Recognising Intangible Cultural Monuments

Understanding celebrations, traditions, and rituals as Cultural Monuments helps us recognise:

Their persuasive power extends beyond entertainment or tradition—they actively shape how we understand ourselves and our society.

Their inclusivity is often conditional on accepting particular narratives about history, identity, and values.

Their emotional appeal can make critical examination feel like personal attack rather than democratic discourse.

Their evolution reflects ongoing struggles over who gets to define collective identity and memory.

Conclusion

Cultural Monuments represent a sophisticated form of cultural programming that goes far beyond simple commemoration. They are active agents in the ongoing construction of cultural identity, collective memory, and social values. Whether physical or intangible, they operate by inviting participation while selectively validating certain experiences over others.

The Fourth of July example demonstrates how these monuments maintain their power through voluntary participation that feels authentic to those whose experiences align with the dominant narrative, while creating painful exclusions for those whose realities contradict the celebration’s premises.
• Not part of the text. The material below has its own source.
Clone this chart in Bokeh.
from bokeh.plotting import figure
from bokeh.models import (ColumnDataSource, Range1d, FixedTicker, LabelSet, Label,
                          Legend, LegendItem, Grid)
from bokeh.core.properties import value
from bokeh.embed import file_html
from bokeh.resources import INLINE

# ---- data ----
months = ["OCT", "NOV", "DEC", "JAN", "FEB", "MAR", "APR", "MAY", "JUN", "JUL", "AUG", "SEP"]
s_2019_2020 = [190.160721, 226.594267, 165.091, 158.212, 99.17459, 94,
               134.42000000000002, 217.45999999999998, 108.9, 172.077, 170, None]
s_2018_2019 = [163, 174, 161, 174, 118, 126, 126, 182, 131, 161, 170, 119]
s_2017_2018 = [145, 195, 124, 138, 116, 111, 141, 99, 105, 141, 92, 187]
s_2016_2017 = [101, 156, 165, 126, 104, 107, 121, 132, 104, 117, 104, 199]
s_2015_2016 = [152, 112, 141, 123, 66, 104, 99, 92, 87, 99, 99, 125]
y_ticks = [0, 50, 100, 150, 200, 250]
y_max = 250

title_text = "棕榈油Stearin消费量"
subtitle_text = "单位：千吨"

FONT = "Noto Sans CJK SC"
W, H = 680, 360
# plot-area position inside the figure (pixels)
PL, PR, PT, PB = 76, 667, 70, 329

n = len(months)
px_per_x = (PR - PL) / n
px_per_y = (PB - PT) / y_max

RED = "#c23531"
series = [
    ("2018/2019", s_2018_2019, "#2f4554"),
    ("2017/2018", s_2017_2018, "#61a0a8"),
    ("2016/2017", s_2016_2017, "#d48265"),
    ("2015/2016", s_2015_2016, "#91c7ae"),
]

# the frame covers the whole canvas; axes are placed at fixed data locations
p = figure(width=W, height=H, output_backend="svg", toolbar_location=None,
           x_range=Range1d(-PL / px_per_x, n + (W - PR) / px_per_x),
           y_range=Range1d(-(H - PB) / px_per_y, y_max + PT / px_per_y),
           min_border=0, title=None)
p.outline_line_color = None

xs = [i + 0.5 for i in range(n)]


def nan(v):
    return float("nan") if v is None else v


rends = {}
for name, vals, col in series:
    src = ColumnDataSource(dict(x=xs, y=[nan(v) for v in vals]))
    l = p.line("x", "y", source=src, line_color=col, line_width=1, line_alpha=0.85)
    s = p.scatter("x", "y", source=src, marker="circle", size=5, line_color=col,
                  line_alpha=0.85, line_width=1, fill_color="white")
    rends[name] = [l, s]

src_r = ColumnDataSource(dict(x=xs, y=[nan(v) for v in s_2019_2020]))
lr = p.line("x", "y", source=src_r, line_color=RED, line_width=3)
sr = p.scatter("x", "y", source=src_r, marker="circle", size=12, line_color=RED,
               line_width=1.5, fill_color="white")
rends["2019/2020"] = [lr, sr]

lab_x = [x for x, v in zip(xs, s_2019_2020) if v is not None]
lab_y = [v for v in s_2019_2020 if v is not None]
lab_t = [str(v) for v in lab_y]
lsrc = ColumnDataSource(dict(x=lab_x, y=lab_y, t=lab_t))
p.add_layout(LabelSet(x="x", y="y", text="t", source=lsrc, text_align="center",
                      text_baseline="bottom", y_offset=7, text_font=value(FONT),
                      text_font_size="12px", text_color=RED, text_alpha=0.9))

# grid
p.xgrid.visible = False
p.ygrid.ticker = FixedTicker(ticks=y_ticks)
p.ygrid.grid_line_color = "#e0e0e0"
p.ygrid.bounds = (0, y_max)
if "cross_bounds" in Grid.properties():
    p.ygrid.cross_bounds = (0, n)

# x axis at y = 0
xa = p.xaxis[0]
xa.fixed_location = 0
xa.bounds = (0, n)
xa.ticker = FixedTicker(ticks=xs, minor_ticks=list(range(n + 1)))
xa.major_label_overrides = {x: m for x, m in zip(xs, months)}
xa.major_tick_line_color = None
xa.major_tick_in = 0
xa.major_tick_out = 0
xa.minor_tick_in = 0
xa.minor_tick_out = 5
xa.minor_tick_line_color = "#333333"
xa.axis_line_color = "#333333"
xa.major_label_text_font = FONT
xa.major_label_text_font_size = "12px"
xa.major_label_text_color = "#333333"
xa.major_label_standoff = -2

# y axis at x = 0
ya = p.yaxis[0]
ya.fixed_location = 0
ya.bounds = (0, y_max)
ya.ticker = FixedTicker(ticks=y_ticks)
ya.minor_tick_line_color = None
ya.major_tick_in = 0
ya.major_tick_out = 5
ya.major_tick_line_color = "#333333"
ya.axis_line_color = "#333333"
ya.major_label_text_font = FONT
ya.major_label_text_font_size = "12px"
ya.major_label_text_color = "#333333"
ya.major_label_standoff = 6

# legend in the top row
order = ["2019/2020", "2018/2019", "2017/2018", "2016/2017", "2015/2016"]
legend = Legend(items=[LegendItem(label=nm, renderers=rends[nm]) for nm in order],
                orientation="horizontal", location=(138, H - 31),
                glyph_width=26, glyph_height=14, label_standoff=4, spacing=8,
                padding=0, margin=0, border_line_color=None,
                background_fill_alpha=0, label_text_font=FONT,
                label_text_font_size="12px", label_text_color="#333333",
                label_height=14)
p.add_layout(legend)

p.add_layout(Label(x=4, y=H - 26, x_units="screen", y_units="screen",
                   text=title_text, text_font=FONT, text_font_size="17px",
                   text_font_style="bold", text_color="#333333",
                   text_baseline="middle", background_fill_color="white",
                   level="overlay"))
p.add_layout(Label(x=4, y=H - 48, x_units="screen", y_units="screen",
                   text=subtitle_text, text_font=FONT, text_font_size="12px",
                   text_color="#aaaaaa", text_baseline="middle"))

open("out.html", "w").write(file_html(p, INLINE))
By recognising and understanding these monuments for what they truly are—including their intangible forms—we can engage more thoughtfully with the cultural forces that shape our societies and participate more meaningfully in democratic discourse about our collective future.

Understanding this distinction is crucial for anyone seeking to critically analyse the cultural landscape and participate in informed discussions about how societies construct meaning, memory, and identity through both physical and experiential means.